→ **INFORMATION PROVIDED**:

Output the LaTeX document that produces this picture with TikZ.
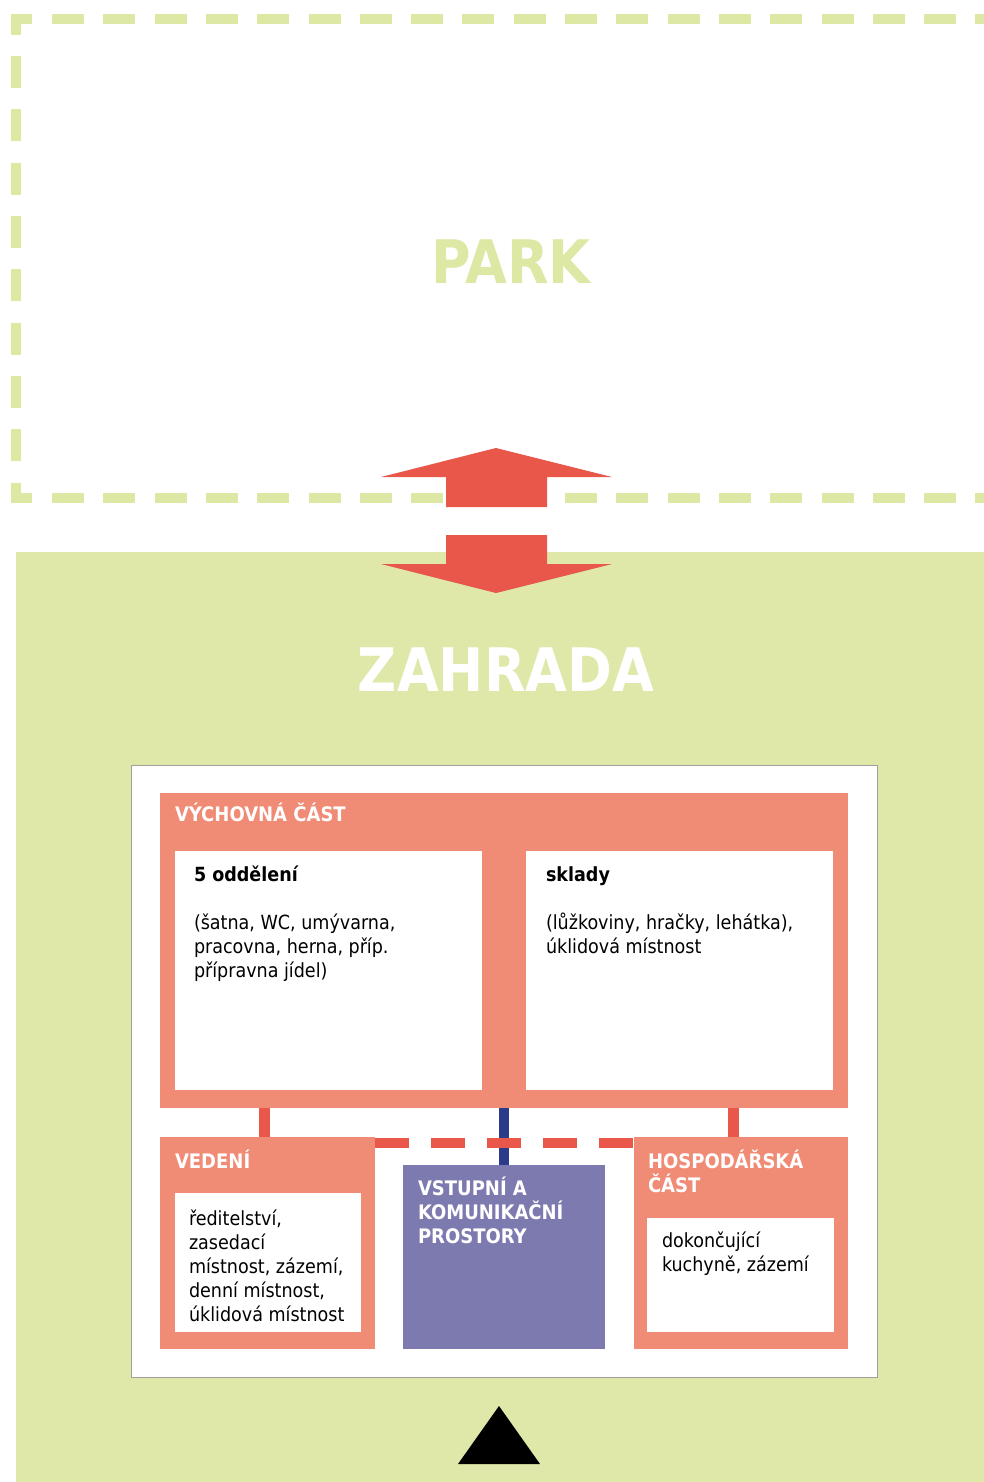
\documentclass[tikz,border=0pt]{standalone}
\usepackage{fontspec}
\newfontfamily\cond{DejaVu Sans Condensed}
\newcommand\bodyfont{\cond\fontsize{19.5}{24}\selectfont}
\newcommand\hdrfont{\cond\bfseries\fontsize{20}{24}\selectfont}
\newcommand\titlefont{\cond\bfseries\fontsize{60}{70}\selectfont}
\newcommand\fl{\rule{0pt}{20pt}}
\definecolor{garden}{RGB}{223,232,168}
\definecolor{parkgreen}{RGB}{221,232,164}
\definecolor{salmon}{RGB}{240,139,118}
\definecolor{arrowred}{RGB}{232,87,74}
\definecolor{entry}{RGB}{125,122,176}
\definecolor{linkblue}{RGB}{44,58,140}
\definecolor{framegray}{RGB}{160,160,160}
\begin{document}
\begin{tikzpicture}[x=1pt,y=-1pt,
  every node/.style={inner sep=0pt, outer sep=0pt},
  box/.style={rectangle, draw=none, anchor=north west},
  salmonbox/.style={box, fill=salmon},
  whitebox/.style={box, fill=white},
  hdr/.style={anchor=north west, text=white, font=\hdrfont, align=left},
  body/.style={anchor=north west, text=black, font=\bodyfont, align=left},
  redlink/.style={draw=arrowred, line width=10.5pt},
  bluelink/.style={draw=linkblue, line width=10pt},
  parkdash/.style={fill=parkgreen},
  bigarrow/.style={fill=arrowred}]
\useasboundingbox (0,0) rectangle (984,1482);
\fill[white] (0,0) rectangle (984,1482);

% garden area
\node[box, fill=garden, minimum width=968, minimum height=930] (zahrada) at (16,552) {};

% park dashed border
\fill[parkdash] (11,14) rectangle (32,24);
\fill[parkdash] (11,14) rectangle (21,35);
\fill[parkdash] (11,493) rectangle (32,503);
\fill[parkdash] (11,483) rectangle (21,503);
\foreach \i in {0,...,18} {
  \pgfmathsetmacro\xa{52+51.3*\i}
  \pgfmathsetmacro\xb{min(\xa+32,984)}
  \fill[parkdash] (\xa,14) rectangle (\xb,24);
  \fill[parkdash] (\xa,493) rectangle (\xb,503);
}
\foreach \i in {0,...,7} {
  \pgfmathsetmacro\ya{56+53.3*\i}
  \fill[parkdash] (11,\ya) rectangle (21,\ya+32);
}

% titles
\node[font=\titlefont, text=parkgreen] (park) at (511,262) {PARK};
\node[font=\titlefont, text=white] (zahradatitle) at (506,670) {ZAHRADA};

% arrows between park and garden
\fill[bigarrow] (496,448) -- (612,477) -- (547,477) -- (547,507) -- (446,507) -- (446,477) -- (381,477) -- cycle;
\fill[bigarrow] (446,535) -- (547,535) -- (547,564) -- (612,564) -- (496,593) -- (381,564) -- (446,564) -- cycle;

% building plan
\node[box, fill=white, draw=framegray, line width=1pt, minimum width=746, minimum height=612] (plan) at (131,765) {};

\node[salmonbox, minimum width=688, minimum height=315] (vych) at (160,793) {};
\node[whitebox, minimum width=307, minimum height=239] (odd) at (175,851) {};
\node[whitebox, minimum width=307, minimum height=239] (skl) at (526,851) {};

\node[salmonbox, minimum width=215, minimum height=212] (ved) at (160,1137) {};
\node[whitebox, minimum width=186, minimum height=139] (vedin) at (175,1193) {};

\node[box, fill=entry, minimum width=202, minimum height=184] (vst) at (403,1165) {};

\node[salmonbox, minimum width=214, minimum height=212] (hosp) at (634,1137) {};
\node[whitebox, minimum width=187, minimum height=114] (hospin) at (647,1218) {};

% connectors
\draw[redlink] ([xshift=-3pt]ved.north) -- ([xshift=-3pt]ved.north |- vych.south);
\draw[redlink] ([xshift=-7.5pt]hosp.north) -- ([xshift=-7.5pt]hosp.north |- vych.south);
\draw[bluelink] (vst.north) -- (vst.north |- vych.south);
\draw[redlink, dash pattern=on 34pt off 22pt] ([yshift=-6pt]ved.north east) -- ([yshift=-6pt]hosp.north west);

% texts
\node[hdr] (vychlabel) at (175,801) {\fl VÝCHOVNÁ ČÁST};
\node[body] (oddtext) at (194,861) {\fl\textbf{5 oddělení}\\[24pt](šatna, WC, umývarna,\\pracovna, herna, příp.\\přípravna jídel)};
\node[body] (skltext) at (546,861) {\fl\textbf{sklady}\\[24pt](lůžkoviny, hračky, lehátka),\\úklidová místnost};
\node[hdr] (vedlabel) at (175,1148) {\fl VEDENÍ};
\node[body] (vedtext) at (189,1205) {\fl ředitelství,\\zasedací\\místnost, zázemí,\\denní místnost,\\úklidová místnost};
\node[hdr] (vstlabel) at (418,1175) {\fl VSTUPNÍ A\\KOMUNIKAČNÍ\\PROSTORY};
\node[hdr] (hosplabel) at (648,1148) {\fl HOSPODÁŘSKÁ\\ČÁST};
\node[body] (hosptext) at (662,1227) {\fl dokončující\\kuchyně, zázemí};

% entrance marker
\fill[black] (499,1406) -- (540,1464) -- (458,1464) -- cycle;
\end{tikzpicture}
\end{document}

→ **TASK GOAL**: Set down all the data again exactly as above, pictures excluded.

→ **ANSWER TO THE TASK**:
Output the LaTeX document that produces this picture with TikZ.
\documentclass[tikz,border=0pt]{standalone}
\usepackage{fontspec}
\newfontfamily\cond{DejaVu Sans Condensed}
\newcommand\bodyfont{\cond\fontsize{19.5}{24}\selectfont}
\newcommand\hdrfont{\cond\bfseries\fontsize{20}{24}\selectfont}
\newcommand\titlefont{\cond\bfseries\fontsize{60}{70}\selectfont}
\newcommand\fl{\rule{0pt}{20pt}}
\definecolor{garden}{RGB}{223,232,168}
\definecolor{parkgreen}{RGB}{221,232,164}
\definecolor{salmon}{RGB}{240,139,118}
\definecolor{arrowred}{RGB}{232,87,74}
\definecolor{entry}{RGB}{125,122,176}
\definecolor{linkblue}{RGB}{44,58,140}
\definecolor{framegray}{RGB}{160,160,160}
\begin{document}
\begin{tikzpicture}[x=1pt,y=-1pt,
  every node/.style={inner sep=0pt, outer sep=0pt},
  box/.style={rectangle, draw=none, anchor=north west},
  salmonbox/.style={box, fill=salmon},
  whitebox/.style={box, fill=white},
  hdr/.style={anchor=north west, text=white, font=\hdrfont, align=left},
  body/.style={anchor=north west, text=black, font=\bodyfont, align=left},
  redlink/.style={draw=arrowred, line width=10.5pt},
  bluelink/.style={draw=linkblue, line width=10pt},
  parkdash/.style={fill=parkgreen},
  bigarrow/.style={fill=arrowred}]
\useasboundingbox (0,0) rectangle (984,1482);
\fill[white] (0,0) rectangle (984,1482);

% garden area
\node[box, fill=garden, minimum width=968, minimum height=930] (zahrada) at (16,552) {};

% park dashed border
\fill[parkdash] (11,14) rectangle (32,24);
\fill[parkdash] (11,14) rectangle (21,35);
\fill[parkdash] (11,493) rectangle (32,503);
\fill[parkdash] (11,483) rectangle (21,503);
\foreach \i in {0,...,18} {
  \pgfmathsetmacro\xa{52+51.3*\i}
  \pgfmathsetmacro\xb{min(\xa+32,984)}
  \fill[parkdash] (\xa,14) rectangle (\xb,24);
  \fill[parkdash] (\xa,493) rectangle (\xb,503);
}
\foreach \i in {0,...,7} {
  \pgfmathsetmacro\ya{56+53.3*\i}
  \fill[parkdash] (11,\ya) rectangle (21,\ya+32);
}

% titles
\node[font=\titlefont, text=parkgreen] (park) at (511,262) {PARK};
\node[font=\titlefont, text=white] (zahradatitle) at (506,670) {ZAHRADA};

% arrows between park and garden
\fill[bigarrow] (496,448) -- (612,477) -- (547,477) -- (547,507) -- (446,507) -- (446,477) -- (381,477) -- cycle;
\fill[bigarrow] (446,535) -- (547,535) -- (547,564) -- (612,564) -- (496,593) -- (381,564) -- (446,564) -- cycle;

% building plan
\node[box, fill=white, draw=framegray, line width=1pt, minimum width=746, minimum height=612] (plan) at (131,765) {};

\node[salmonbox, minimum width=688, minimum height=315] (vych) at (160,793) {};
\node[whitebox, minimum width=307, minimum height=239] (odd) at (175,851) {};
\node[whitebox, minimum width=307, minimum height=239] (skl) at (526,851) {};

\node[salmonbox, minimum width=215, minimum height=212] (ved) at (160,1137) {};
\node[whitebox, minimum width=186, minimum height=139] (vedin) at (175,1193) {};

\node[box, fill=entry, minimum width=202, minimum height=184] (vst) at (403,1165) {};

\node[salmonbox, minimum width=214, minimum height=212] (hosp) at (634,1137) {};
\node[whitebox, minimum width=187, minimum height=114] (hospin) at (647,1218) {};

% connectors
\draw[redlink] ([xshift=-3pt]ved.north) -- ([xshift=-3pt]ved.north |- vych.south);
\draw[redlink] ([xshift=-7.5pt]hosp.north) -- ([xshift=-7.5pt]hosp.north |- vych.south);
\draw[bluelink] (vst.north) -- (vst.north |- vych.south);
\draw[redlink, dash pattern=on 34pt off 22pt] ([yshift=-6pt]ved.north east) -- ([yshift=-6pt]hosp.north west);

% texts
\node[hdr] (vychlabel) at (175,801) {\fl VÝCHOVNÁ ČÁST};
\node[body] (oddtext) at (194,861) {\fl\textbf{5 oddělení}\\[24pt](šatna, WC, umývarna,\\pracovna, herna, příp.\\přípravna jídel)};
\node[body] (skltext) at (546,861) {\fl\textbf{sklady}\\[24pt](lůžkoviny, hračky, lehátka),\\úklidová místnost};
\node[hdr] (vedlabel) at (175,1148) {\fl VEDENÍ};
\node[body] (vedtext) at (189,1205) {\fl ředitelství,\\zasedací\\místnost, zázemí,\\denní místnost,\\úklidová místnost};
\node[hdr] (vstlabel) at (418,1175) {\fl VSTUPNÍ A\\KOMUNIKAČNÍ\\PROSTORY};
\node[hdr] (hosplabel) at (648,1148) {\fl HOSPODÁŘSKÁ\\ČÁST};
\node[body] (hosptext) at (662,1227) {\fl dokončující\\kuchyně, zázemí};

% entrance marker
\fill[black] (499,1406) -- (540,1464) -- (458,1464) -- cycle;
\end{tikzpicture}
\end{document}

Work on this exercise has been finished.